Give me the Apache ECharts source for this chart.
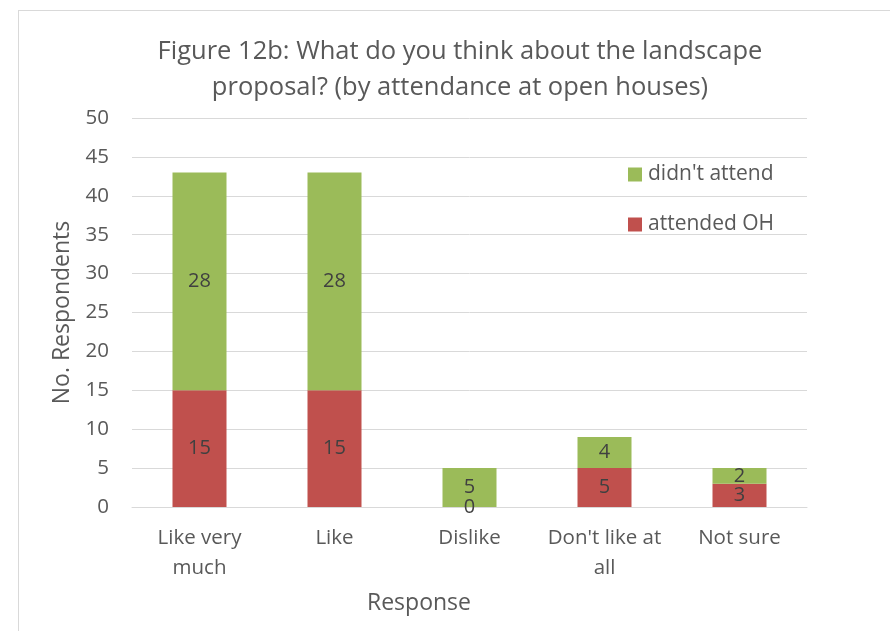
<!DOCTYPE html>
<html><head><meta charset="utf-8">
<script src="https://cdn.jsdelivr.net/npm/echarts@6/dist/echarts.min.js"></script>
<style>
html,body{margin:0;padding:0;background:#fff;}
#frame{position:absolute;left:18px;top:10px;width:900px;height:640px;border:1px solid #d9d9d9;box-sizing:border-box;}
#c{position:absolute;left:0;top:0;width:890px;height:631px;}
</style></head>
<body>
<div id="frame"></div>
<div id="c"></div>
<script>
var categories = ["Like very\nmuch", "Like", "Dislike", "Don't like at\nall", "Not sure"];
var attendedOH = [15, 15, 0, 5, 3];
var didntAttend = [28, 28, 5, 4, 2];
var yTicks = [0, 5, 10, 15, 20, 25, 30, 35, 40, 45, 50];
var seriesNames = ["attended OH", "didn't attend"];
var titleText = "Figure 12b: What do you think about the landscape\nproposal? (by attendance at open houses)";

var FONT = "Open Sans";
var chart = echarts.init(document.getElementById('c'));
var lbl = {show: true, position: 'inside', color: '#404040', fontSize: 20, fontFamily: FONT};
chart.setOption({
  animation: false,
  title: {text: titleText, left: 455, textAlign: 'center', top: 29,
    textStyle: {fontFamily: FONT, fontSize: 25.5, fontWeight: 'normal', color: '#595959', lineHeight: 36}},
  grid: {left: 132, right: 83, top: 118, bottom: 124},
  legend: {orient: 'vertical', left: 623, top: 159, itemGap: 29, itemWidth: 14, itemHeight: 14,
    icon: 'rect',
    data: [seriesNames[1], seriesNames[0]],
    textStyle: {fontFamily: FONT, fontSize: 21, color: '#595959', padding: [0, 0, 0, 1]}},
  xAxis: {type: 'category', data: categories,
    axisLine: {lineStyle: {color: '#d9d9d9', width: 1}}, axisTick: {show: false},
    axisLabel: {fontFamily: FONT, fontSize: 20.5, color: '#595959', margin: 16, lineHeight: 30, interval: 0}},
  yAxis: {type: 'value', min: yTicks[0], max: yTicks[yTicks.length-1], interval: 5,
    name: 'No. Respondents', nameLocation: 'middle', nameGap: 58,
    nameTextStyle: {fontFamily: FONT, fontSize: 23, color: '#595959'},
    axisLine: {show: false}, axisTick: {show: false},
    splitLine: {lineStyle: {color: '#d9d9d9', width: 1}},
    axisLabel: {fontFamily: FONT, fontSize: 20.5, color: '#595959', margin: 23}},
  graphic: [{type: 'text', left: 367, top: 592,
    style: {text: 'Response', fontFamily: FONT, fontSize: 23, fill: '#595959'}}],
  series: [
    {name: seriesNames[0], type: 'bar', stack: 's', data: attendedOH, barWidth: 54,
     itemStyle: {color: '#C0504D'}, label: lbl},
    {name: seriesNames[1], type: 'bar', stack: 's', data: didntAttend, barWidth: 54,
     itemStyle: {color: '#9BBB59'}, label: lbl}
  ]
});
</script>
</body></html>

══════════════════════════════

Set task: Copy the material exactly. Do not include the pictures.

Solution for this problem:
Give me the Apache ECharts source for this chart.
<!DOCTYPE html>
<html><head><meta charset="utf-8">
<script src="https://cdn.jsdelivr.net/npm/echarts@6/dist/echarts.min.js"></script>
<style>
html,body{margin:0;padding:0;background:#fff;}
#frame{position:absolute;left:18px;top:10px;width:900px;height:640px;border:1px solid #d9d9d9;box-sizing:border-box;}
#c{position:absolute;left:0;top:0;width:890px;height:631px;}
</style></head>
<body>
<div id="frame"></div>
<div id="c"></div>
<script>
var categories = ["Like very\nmuch", "Like", "Dislike", "Don't like at\nall", "Not sure"];
var attendedOH = [15, 15, 0, 5, 3];
var didntAttend = [28, 28, 5, 4, 2];
var yTicks = [0, 5, 10, 15, 20, 25, 30, 35, 40, 45, 50];
var seriesNames = ["attended OH", "didn't attend"];
var titleText = "Figure 12b: What do you think about the landscape\nproposal? (by attendance at open houses)";

var FONT = "Open Sans";
var chart = echarts.init(document.getElementById('c'));
var lbl = {show: true, position: 'inside', color: '#404040', fontSize: 20, fontFamily: FONT};
chart.setOption({
  animation: false,
  title: {text: titleText, left: 455, textAlign: 'center', top: 29,
    textStyle: {fontFamily: FONT, fontSize: 25.5, fontWeight: 'normal', color: '#595959', lineHeight: 36}},
  grid: {left: 132, right: 83, top: 118, bottom: 124},
  legend: {orient: 'vertical', left: 623, top: 159, itemGap: 29, itemWidth: 14, itemHeight: 14,
    icon: 'rect',
    data: [seriesNames[1], seriesNames[0]],
    textStyle: {fontFamily: FONT, fontSize: 21, color: '#595959', padding: [0, 0, 0, 1]}},
  xAxis: {type: 'category', data: categories,
    axisLine: {lineStyle: {color: '#d9d9d9', width: 1}}, axisTick: {show: false},
    axisLabel: {fontFamily: FONT, fontSize: 20.5, color: '#595959', margin: 16, lineHeight: 30, interval: 0}},
  yAxis: {type: 'value', min: yTicks[0], max: yTicks[yTicks.length-1], interval: 5,
    name: 'No. Respondents', nameLocation: 'middle', nameGap: 58,
    nameTextStyle: {fontFamily: FONT, fontSize: 23, color: '#595959'},
    axisLine: {show: false}, axisTick: {show: false},
    splitLine: {lineStyle: {color: '#d9d9d9', width: 1}},
    axisLabel: {fontFamily: FONT, fontSize: 20.5, color: '#595959', margin: 23}},
  graphic: [{type: 'text', left: 367, top: 592,
    style: {text: 'Response', fontFamily: FONT, fontSize: 23, fill: '#595959'}}],
  series: [
    {name: seriesNames[0], type: 'bar', stack: 's', data: attendedOH, barWidth: 54,
     itemStyle: {color: '#C0504D'}, label: lbl},
    {name: seriesNames[1], type: 'bar', stack: 's', data: didntAttend, barWidth: 54,
     itemStyle: {color: '#9BBB59'}, label: lbl}
  ]
});
</script>
</body></html>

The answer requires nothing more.